In Atlantis’s first episode we meet Jason, who lives in our contemporary world and is trying to find his father who has disappeared after diving into the ocean inside a small submarine. So naturally, Jason jumps into a little submarine himself and goes exactly where his father’s submarine disappeared… and is sucked up in a bright, white light. Following this event, Jason wakes up – completely naked – on a beach. I emphasized on the protagonist’s nakedness as much as the producers of this show did, because there is a lot of… unnecessary topless men in this first series. But hey, why complain about boys being naked when more than half of the women in the media also seem to have mandatory partial nudity scenes?

bbc altlantis2Bad call, I know. Anyway, even if I was dubious, I do have to admit that I grew more and more fond of it as it progressed. Jack Donnelly is an inexperienced but talented and charismatic lead for the show. The addition of Robert Emms as nobody else than bloody Pythagoras himself is a nice twist that will make the average viewer curious about the character. It makes the show interesting at first sight, and the fact that he is essentially Jason’s more grounded and nerdy sidekick is another thing that works well for the show. Among other well known characters freshly handpicked from greek mythology books are Ariadne, Medusa, Hercules and Pasiphae,  who is brilliantly played by Sarah Parish. Ariadne is not half bad, except I found her character to be very sluggish in personality and way too submitted to her father (Minos) and Pasiphae’s power every episode she was in. Not every female character has to be a strong, independent woman, but I really hope they show that Ariadne can do anything else other than look pretty and frustrated/sad/afraid all the time. I dearly hope her character grows in strength as the story progresses.
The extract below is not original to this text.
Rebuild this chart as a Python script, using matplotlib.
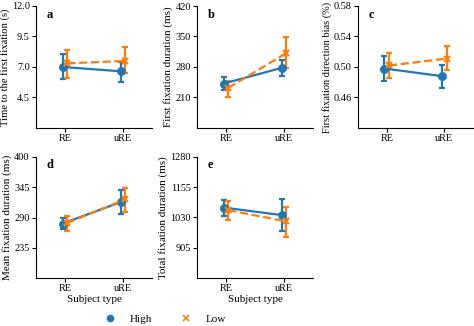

The bad news is… this first series doesn’t seem to have a direct plotline. Pasiphae makes a nice villain but other stories sometimes feel like character explorations and brainstorming session. It is especially true in “The Furies” where the main plot shows Hercules, Pythagoras and Jason travel into the desert to bring a cargo to another city. It feels and looks like a  clumsy pretext to explore Pythagoras’s backstory. The highlights of the series are surely the pilot episode and the last two, “Touched by the gods: Part 1 and Part 2” which brings on many twists and higher stakes that promise a great second series. In the meantime, the whole atmosphere feels cozy, with the cute romance between Jason and Ariadne and the brotherly relationship with Pythagoras and Hercules.

Then, because the BBC drama village seems to only have 7 sets, 10 actors and a handful of extras’ costumes, the series feels and looks exactly like Merlin, up to the point where you’d think they emptied Gaius’ physician workshop when they wrapped up Merlin and moved the furniture around to make it look like Pythagoras’ flat. It somehow makes Atlantis feel unoriginal, as if the BBC wasn’t ready to have a popular show such as Merlin end and asked the producers to make exactly the same thing.

Looking back at it, I’ll have to admit; except for the visuals, Atlantis doesn’t quite seem to be an improvement on the Merlin series like Jack Donnelly first said in an early interview. Rather, it seems to take it back right where it started. While Merlin’s later series had a much stronger plotline, Atlantis’s first series is all but a repeating pattern where filler episodes are the norm and the main plot remains all foggy and barely explored, the main problems being prophecies and money.

But what is it to love to this new series so that it can be renewed? Well, for one, it’s really, really nice, cute and light family entertainment. It looks a tiny bit like real life cartoons, has loads of brilliant jokes now and then, enough drama to interest the adults and characters who are still working on their group chemistry but hold a promising potential. It has charm and it gets wittier every episode. It gets more and more interesting as the characters develop. Moreover, and again in a similar fashion than Merlin did for the Arthurian legend, it pulls a fresh twist on greek mythology. Let’s face it, that Merlin, Arthur, Guinevere and Morgana were young people was far more interesting than to see a child and an old man build a kingdom together. In Atlantis’ case, it is far more interesting to see Jason hang out with Pythagoras and fall in love with Ariadne than to suffer through endless hours of greek gods pulling off tantrums and ahem… flirting with each other.